Patrick Depailler had been in Formula 1 long enough to know exactly what a win felt like to not have. He had been fast, consistent, occasionally spectacular and repeatedly unfortunate across several seasons with Tyrrell. By Monaco 1978, the podiums had stacked up and the victories had not. On 7 May, that changed.
The wait
Depailler had made his Formula 1 debut in 1972 and spent most of the following years as one of the more entertaining midfield presences on the grid; a driver who could clearly operate near the front but had not yet translated pace into victories.
He finished second at Monaco in 1975 and 1977, which suggested either that the circuit suited him or that it had a particular sense of humour at his expense.
Probably both.
By 1978 he was 33 years old. The win was not just overdue in the sense that good drivers eventually get their moment.

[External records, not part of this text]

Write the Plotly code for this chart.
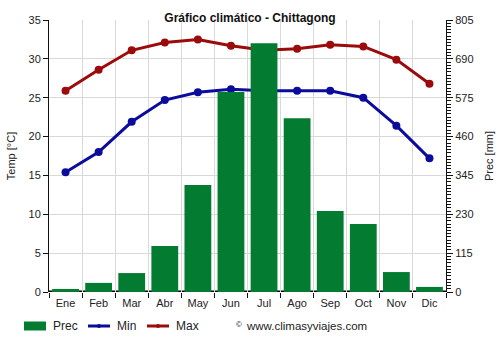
import plotly.graph_objects as go

months = ["Ene", "Feb", "Mar", "Abr", "May", "Jun", "Jul", "Ago", "Sep", "Oct", "Nov", "Dic"]
prec = [9, 27, 56, 136, 317, 592, 736, 514, 240, 201, 59, 15]
tmin = [15.4, 18.0, 21.9, 24.7, 25.7, 26.1, 25.9, 25.9, 25.9, 25.0, 21.4, 17.2]
tmax = [25.9, 28.6, 31.1, 32.1, 32.5, 31.7, 31.1, 31.3, 31.8, 31.6, 29.9, 26.8]
prec_ticks = [0, 115, 230, 345, 460, 575, 690, 805]
temp_ticks = [0, 5, 10, 15, 20, 25, 30, 35]

GREEN = "#037b30"
BLUE = "#0b0b9c"
RED = "#9c0b0b"
FONT = "Liberation Sans, Arial, sans-serif"

L, R, T, B = 49, 54, 20, 58
W, H = 500, 350
PW, PH = W - L - R, H - T - B


def px(x):
    return (x - L) / PW


def py(y):
    return (H - B - y) / PH


fig = go.Figure()
fig.add_trace(go.Bar(x=months, y=prec, name="Prec", marker=dict(color=GREEN, line=dict(width=0)),
                     yaxis="y2"))
fig.add_trace(go.Scatter(x=months, y=tmin, name="Min", mode="lines+markers",
                         line=dict(color=BLUE, width=3), marker=dict(size=8, color=BLUE)))
fig.add_trace(go.Scatter(x=months, y=tmax, name="Max", mode="lines+markers",
                         line=dict(color=RED, width=3), marker=dict(size=8, color=RED)))

fig.update_layout(
    width=W, height=H,
    margin=dict(l=L, r=R, t=T, b=B, autoexpand=False),
    paper_bgcolor="white", plot_bgcolor="white",
    font=dict(family=FONT, size=11, color="#222"),
    title=dict(text="<b>Gráfico climático - Chittagong</b>", x=0.5, xanchor="center",
               y=1 - 18 / H, yanchor="middle", font=dict(size=12, color="#111")),
    bargap=0.19,
    showlegend=False,
    xaxis=dict(type="category", tickson="boundaries", showgrid=True, gridcolor="#d9d9d9",
               ticks="outside", ticklen=5, tickcolor="#111", showline=False,
               tickfont=dict(size=11), range=[-0.5, 11.5], ticklabelstandoff=3),
    yaxis=dict(range=[0, 35], tickvals=temp_ticks, showgrid=True, gridcolor="#d9d9d9",
               showline=True, linecolor="#111", linewidth=1, ticks="outside", ticklen=5,
               tickcolor="#111", zeroline=False,
               title=dict(text="Temp [°C]", font=dict(size=11), standoff=10)),
    yaxis2=dict(range=[0, 805], tickvals=prec_ticks, overlaying="y", side="right",
                showgrid=False, showline=True, linecolor="#111", linewidth=1,
                ticks="outside", ticklen=6, tickcolor="#111", zeroline=False,
                minor=dict(dtick=115 / 12, ticks="outside", ticklen=4, tickcolor="#111",
                           showgrid=False),
                title=dict(text="Prec [mm]", font=dict(size=11), standoff=12)),
)

fig.add_shape(type="line", xref="paper", yref="y", x0=0, x1=1, y0=0, y1=0,
              line=dict(color="#000", width=3), layer="below")

# manual legend
ly = 326
fig.add_shape(type="rect", xref="paper", yref="paper", x0=px(24), x1=px(46),
              y0=py(ly - 4.5), y1=py(ly + 4.5), fillcolor=GREEN, line=dict(width=0))
for x0, col in [(88, BLUE), (147, RED)]:
    fig.add_shape(type="line", xref="paper", yref="paper", x0=px(x0), x1=px(x0 + 22),
                  y0=py(ly), y1=py(ly), line=dict(color=col, width=3))
    fig.add_shape(type="circle", xref="paper", yref="paper", x0=px(x0 + 9), x1=px(x0 + 13),
                  y0=py(ly - 2), y1=py(ly + 2), fillcolor=col, line=dict(width=0))
for x0, txt in [(51, "Prec"), (115, "Min"), (174, "Max")]:
    fig.add_annotation(text=txt, xref="paper", yref="paper", x=px(x0), y=py(ly),
                       xanchor="left", yanchor="middle", showarrow=False,
                       font=dict(size=12, color="#222"))

fig.add_annotation(text="©", xref="paper", yref="paper", x=px(234), y=py(ly - 2),
                   xanchor="left", yanchor="middle", showarrow=False,
                   font=dict(size=8, color="#111"))
fig.add_annotation(text="www.climasyviajes.com", xref="paper", yref="paper", x=px(244), y=py(ly),
                   xanchor="left", yanchor="middle", showarrow=False,
                   font=dict(size=11.5, color="#222"))

fig.write_html("out.html")
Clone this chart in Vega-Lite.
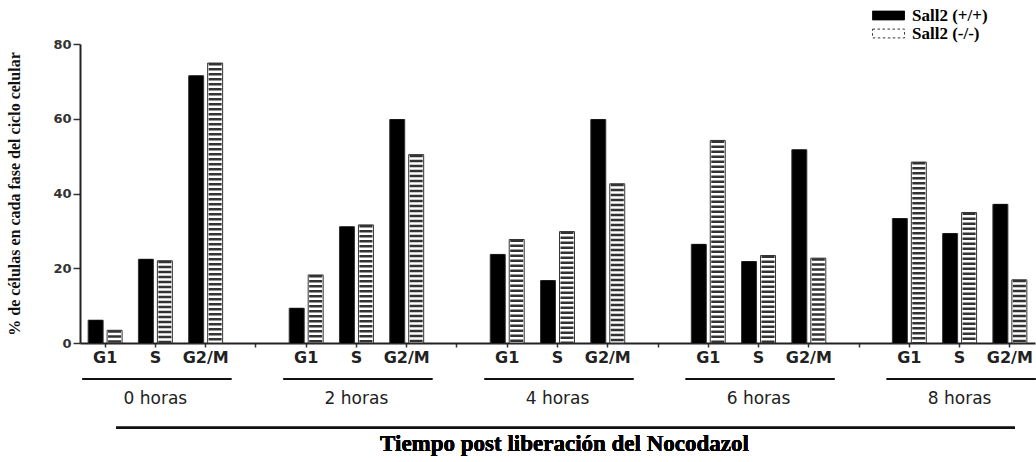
{
  "$schema": "https://vega.github.io/schema/vega-lite/v6.json",
  "background": "white",
  "autosize": {"type": "pad"},
  "padding": {"left": 6, "top": 7, "right": 0, "bottom": 0},
  "config": {"view": {"stroke": null}, "concat": {"spacing": 13}},
  "datasets": {
    "bars": [
      {"slot": "0h G1", "time": "0 horas", "phase": "G1", "geno": "Sall2 (+/+)", "value": 6.1},
      {"slot": "0h G1", "time": "0 horas", "phase": "G1", "geno": "Sall2 (-/-)", "value": 3.4},
      {"slot": "0h S", "time": "0 horas", "phase": "S", "geno": "Sall2 (+/+)", "value": 22.4},
      {"slot": "0h S", "time": "0 horas", "phase": "S", "geno": "Sall2 (-/-)", "value": 22.0},
      {"slot": "0h G2/M", "time": "0 horas", "phase": "G2/M", "geno": "Sall2 (+/+)", "value": 71.5},
      {"slot": "0h G2/M", "time": "0 horas", "phase": "G2/M", "geno": "Sall2 (-/-)", "value": 74.9},
      {"slot": "2h G1", "time": "2 horas", "phase": "G1", "geno": "Sall2 (+/+)", "value": 9.3},
      {"slot": "2h G1", "time": "2 horas", "phase": "G1", "geno": "Sall2 (-/-)", "value": 18.2},
      {"slot": "2h S", "time": "2 horas", "phase": "S", "geno": "Sall2 (+/+)", "value": 31.1},
      {"slot": "2h S", "time": "2 horas", "phase": "S", "geno": "Sall2 (-/-)", "value": 31.6},
      {"slot": "2h G2/M", "time": "2 horas", "phase": "G2/M", "geno": "Sall2 (+/+)", "value": 59.8},
      {"slot": "2h G2/M", "time": "2 horas", "phase": "G2/M", "geno": "Sall2 (-/-)", "value": 50.4},
      {"slot": "4h G1", "time": "4 horas", "phase": "G1", "geno": "Sall2 (+/+)", "value": 23.7},
      {"slot": "4h G1", "time": "4 horas", "phase": "G1", "geno": "Sall2 (-/-)", "value": 27.7},
      {"slot": "4h S", "time": "4 horas", "phase": "S", "geno": "Sall2 (+/+)", "value": 16.7},
      {"slot": "4h S", "time": "4 horas", "phase": "S", "geno": "Sall2 (-/-)", "value": 29.8},
      {"slot": "4h G2/M", "time": "4 horas", "phase": "G2/M", "geno": "Sall2 (+/+)", "value": 59.8},
      {"slot": "4h G2/M", "time": "4 horas", "phase": "G2/M", "geno": "Sall2 (-/-)", "value": 42.6},
      {"slot": "6h G1", "time": "6 horas", "phase": "G1", "geno": "Sall2 (+/+)", "value": 26.4},
      {"slot": "6h G1", "time": "6 horas", "phase": "G1", "geno": "Sall2 (-/-)", "value": 54.2},
      {"slot": "6h S", "time": "6 horas", "phase": "S", "geno": "Sall2 (+/+)", "value": 21.8},
      {"slot": "6h S", "time": "6 horas", "phase": "S", "geno": "Sall2 (-/-)", "value": 23.4},
      {"slot": "6h G2/M", "time": "6 horas", "phase": "G2/M", "geno": "Sall2 (+/+)", "value": 51.7},
      {"slot": "6h G2/M", "time": "6 horas", "phase": "G2/M", "geno": "Sall2 (-/-)", "value": 22.7},
      {"slot": "8h G1", "time": "8 horas", "phase": "G1", "geno": "Sall2 (+/+)", "value": 33.3},
      {"slot": "8h G1", "time": "8 horas", "phase": "G1", "geno": "Sall2 (-/-)", "value": 48.4},
      {"slot": "8h S", "time": "8 horas", "phase": "S", "geno": "Sall2 (+/+)", "value": 29.3},
      {"slot": "8h S", "time": "8 horas", "phase": "S", "geno": "Sall2 (-/-)", "value": 34.9},
      {"slot": "8h G2/M", "time": "8 horas", "phase": "G2/M", "geno": "Sall2 (+/+)", "value": 37.1},
      {"slot": "8h G2/M", "time": "8 horas", "phase": "G2/M", "geno": "Sall2 (-/-)", "value": 16.9}
    ],
    "groups": [
      {"time": "0 horas", "first": "0h G1", "mid": "0h S", "last": "0h G2/M"},
      {"time": "2 horas", "first": "2h G1", "mid": "2h S", "last": "2h G2/M"},
      {"time": "4 horas", "first": "4h G1", "mid": "4h S", "last": "4h G2/M"},
      {"time": "6 horas", "first": "6h G1", "mid": "6h S", "last": "6h G2/M"},
      {"time": "8 horas", "first": "8h G1", "mid": "8h S", "last": "8h G2/M"}
    ]
  },
  "resolve": {"scale": {"x": "shared"}},
  "vconcat": [
    {
      "width": 955,
      "height": 299,
      "data": {"name": "bars"},
      "encoding": {
        "x": {
          "field": "slot", "type": "nominal",
          "scale": {"domain": ["0h G1", "0h S", "0h G2/M", "gap1", "2h G1", "2h S", "2h G2/M", "gap2", "4h G1", "4h S", "4h G2/M", "gap3", "6h G1", "6h S", "6h G2/M", "gap4", "8h G1", "8h S", "8h G2/M"], "paddingInner": 0, "paddingOuter": 0},
          "axis": {
            "title": null, "labelAngle": 0,
            "labelExpr": "indexof(datum.value, 'gap') == 0 ? '' : split(datum.value, ' ')[1]",
            "labelFont": "DejaVu Sans", "labelFontWeight": "bold", "labelFontSize": 16, "labelColor": "#222",
            "labelPadding": 2, "tickSize": 4, "tickWidth": 1.5, "tickColor": "#333",
            "domainColor": "#222", "domainWidth": 2
          }
        },
        "xOffset": {"field": "geno", "type": "nominal", "scale": {"domain": ["Sall2 (+/+)", "Sall2 (-/-)"], "paddingInner": 0.21, "paddingOuter": 0.43}},
        "y": {
          "field": "value", "type": "quantitative",
          "scale": {"domain": [0, 80]},
          "axis": {
            "values": [0, 20, 40, 60, 80], "grid": false,
            "title": "% de células en cada fase del ciclo celular",
            "titleFont": "Liberation Serif", "titleFontWeight": "bold", "titleFontSize": 16, "titleColor": "#111", "titlePadding": 30,
            "labelFont": "DejaVu Sans", "labelFontWeight": "bold", "labelFontSize": 13, "labelColor": "#333", "labelPadding": 2,
            "tickSize": 7, "tickWidth": 1.5, "tickColor": "#333", "domainColor": "#222", "domainWidth": 2
          }
        }
      },
      "layer": [
        {
          "mark": {"type": "bar", "stroke": "#333", "strokeWidth": 1},
          "encoding": {
            "fill": {
              "field": "geno", "type": "nominal",
              "scale": {"domain": ["Sall2 (+/+)", "Sall2 (-/-)"], "range": ["#000000", "#ffffff"]},
              "legend": {
                "title": null, "orient": "none", "legendX": 800, "legendY": -37,
                "symbolType": "M-4,-1.1H4V1.1H-4Z", "symbolSize": 64, "symbolStrokeWidth": 1,
                "labelFont": "Liberation Serif", "labelFontWeight": "bold", "labelFontSize": 17, "labelColor": "#000",
                "labelOffset": 15, "rowPadding": 0,
                "encode": {
                  "symbols": {
                    "update": {
                      "stroke": {"value": "#222222"},
                      "strokeWidth": {"value": 1},
                      "strokeJoin": {"value": "bevel"},
                      "fill": [
                        {
                          "test": "datum.value == 'Sall2 (-/-)'",
                          "value": {
                            "gradient": "linear", "x1": 0, "y1": 0, "x2": 1, "y2": 0,
                            "stops": [
                              {"offset": 0, "color": "#333333"}, {"offset": 0.0833, "color": "#333333"},
                              {"offset": 0.0833, "color": "#ffffff"}, {"offset": 0.1667, "color": "#ffffff"},
                              {"offset": 0.1667, "color": "#333333"}, {"offset": 0.25, "color": "#333333"},
                              {"offset": 0.25, "color": "#ffffff"}, {"offset": 0.3333, "color": "#ffffff"},
                              {"offset": 0.3333, "color": "#333333"}, {"offset": 0.4167, "color": "#333333"},
                              {"offset": 0.4167, "color": "#ffffff"}, {"offset": 0.5, "color": "#ffffff"},
                              {"offset": 0.5, "color": "#333333"}, {"offset": 0.5833, "color": "#333333"},
                              {"offset": 0.5833, "color": "#ffffff"}, {"offset": 0.6667, "color": "#ffffff"},
                              {"offset": 0.6667, "color": "#333333"}, {"offset": 0.75, "color": "#333333"},
                              {"offset": 0.75, "color": "#ffffff"}, {"offset": 0.8333, "color": "#ffffff"},
                              {"offset": 0.8333, "color": "#333333"}, {"offset": 0.9167, "color": "#333333"},
                              {"offset": 0.9167, "color": "#ffffff"}, {"offset": 1, "color": "#ffffff"}
                            ]
                          }
                        },
                        {"value": "#000000"}
                      ]
                    }
                  }
                }
              }
            }
          }
        },
        {
          "mark": {"type": "rule", "strokeWidth": 13, "strokeCap": "butt"},
          "encoding": {
            "y2": {"datum": 0},
            "stroke": {
              "field": "geno", "type": "nominal",
              "scale": {"domain": ["Sall2 (+/+)", "Sall2 (-/-)"], "range": ["#000000", "#333333"]},
              "legend": null
            },
            "strokeDash": {
              "field": "geno", "type": "nominal",
              "scale": {"domain": ["Sall2 (+/+)", "Sall2 (-/-)"], "range": [[1, 0], [2.5, 2.5]]},
              "legend": null
            }
          }
        }
      ]
    },
    {
      "width": 955,
      "height": 65,
      "data": {"name": "groups"},
      "layer": [
        {
          "mark": {"type": "rule", "strokeWidth": 2, "color": "#111", "xOffset": -23, "x2Offset": 26},
          "encoding": {
            "x": {"field": "first", "type": "nominal", "axis": null},
            "x2": {"field": "last"},
            "y": {"datum": "underline", "type": "nominal", "scale": {"type": "point", "domain": ["underline", "label", "gap", "line", "title"], "padding": 0}, "axis": null}
          }
        },
        {
          "mark": {"type": "text", "font": "DejaVu Sans", "fontSize": 17, "color": "#222", "baseline": "middle", "dy": 4},
          "encoding": {
            "x": {"field": "mid", "type": "nominal", "axis": null},
            "y": {"datum": "label", "type": "nominal"},
            "text": {"field": "time"}
          }
        },
        {
          "mark": {"type": "rule", "strokeWidth": 2, "color": "#111", "xOffset": 11, "x2Offset": 5},
          "encoding": {
            "x": {"datum": "0h G1", "type": "nominal", "axis": null},
            "x2": {"datum": "8h G2/M"},
            "y": {"datum": "line", "type": "nominal"}
          }
        },
        {
          "mark": {"type": "text", "font": "Liberation Serif", "fontWeight": "bold", "fontSize": 23, "color": "#000", "baseline": "middle", "xOffset": 7},
          "encoding": {
            "x": {"datum": "4h S", "type": "nominal", "axis": null},
            "y": {"datum": "title", "type": "nominal"},
            "text": {"value": "Tiempo post liberación del Nocodazol"}
          }
        }
      ]
    }
  ]
}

It was overdue in the way that made people quietly wonder whether it would ever come.
Monaco, again
The 1978 race played out in Depailler’s favour from early on.

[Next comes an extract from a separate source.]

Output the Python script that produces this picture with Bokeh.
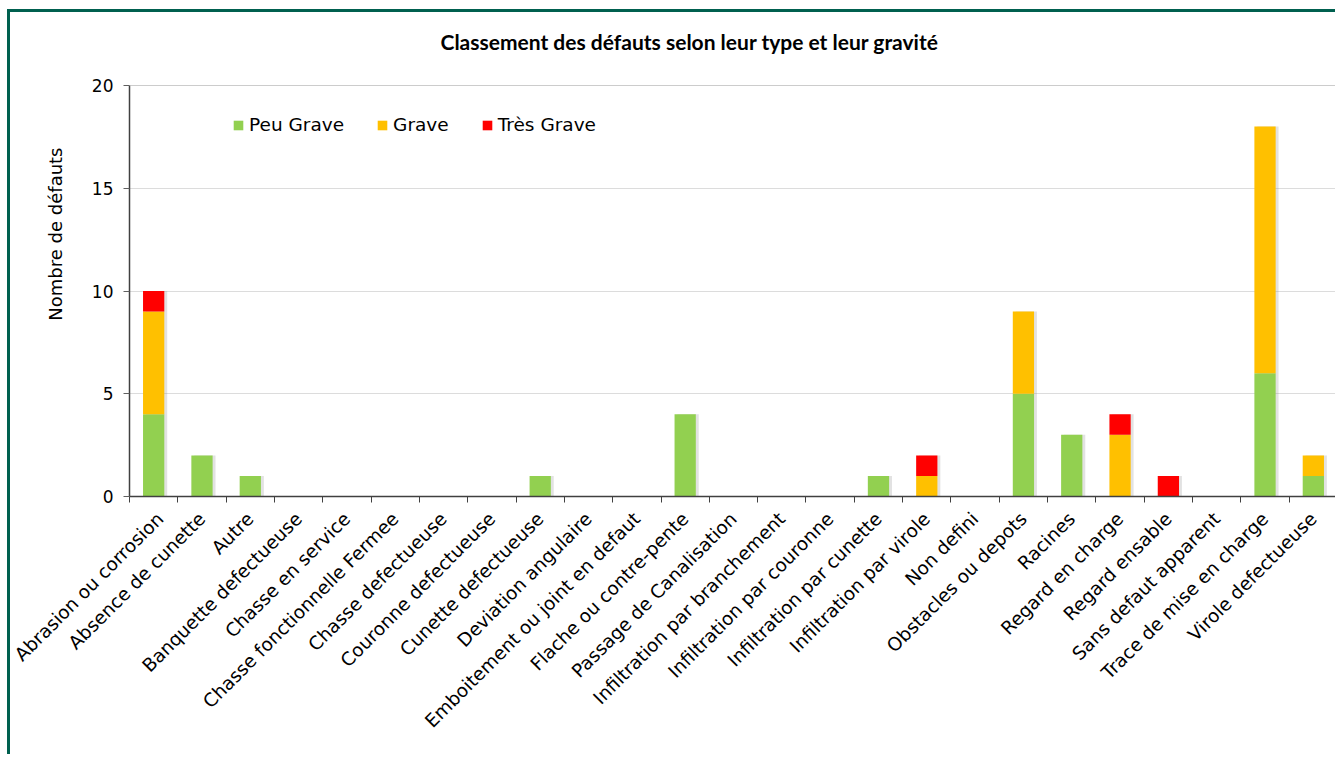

He managed the circuit, the traffic and the pressure of running at the front with the same composure that had always been there without the result to show for it.
Niki Lauda finished second, Jody Scheckter third. The company behind him was serious, which made the result more meaningful rather than less.
Tyrrell had been through leaner years following the dominant period of the Jackie Stewart era, and a Monaco win was exactly the kind of result the team could still produce when the conditions were right.
For Depailler, it was simply the afternoon everything finally went as it should have done considerably earlier.
What followed
The win at Monaco proved to be the starting point of a better period rather than a single isolated peak.
Depailler left Tyrrell for Ligier the following year and took another victory at the Spanish Grand Prix in 1979, confirming that Monaco had not been a one-off fortune but a driver finally finding the results his career had been threatening all along.
His story ended badly. A hang-gliding accident in the summer of 1979 broke both his legs and kept him out of the car for months, and he was killed testing at Hockenheim in 1980.
What remained of his Formula 1 record was shorter than it should have been, but Monaco 1978 sat at the centre of it – the day the patience ran out and the win finally arrived.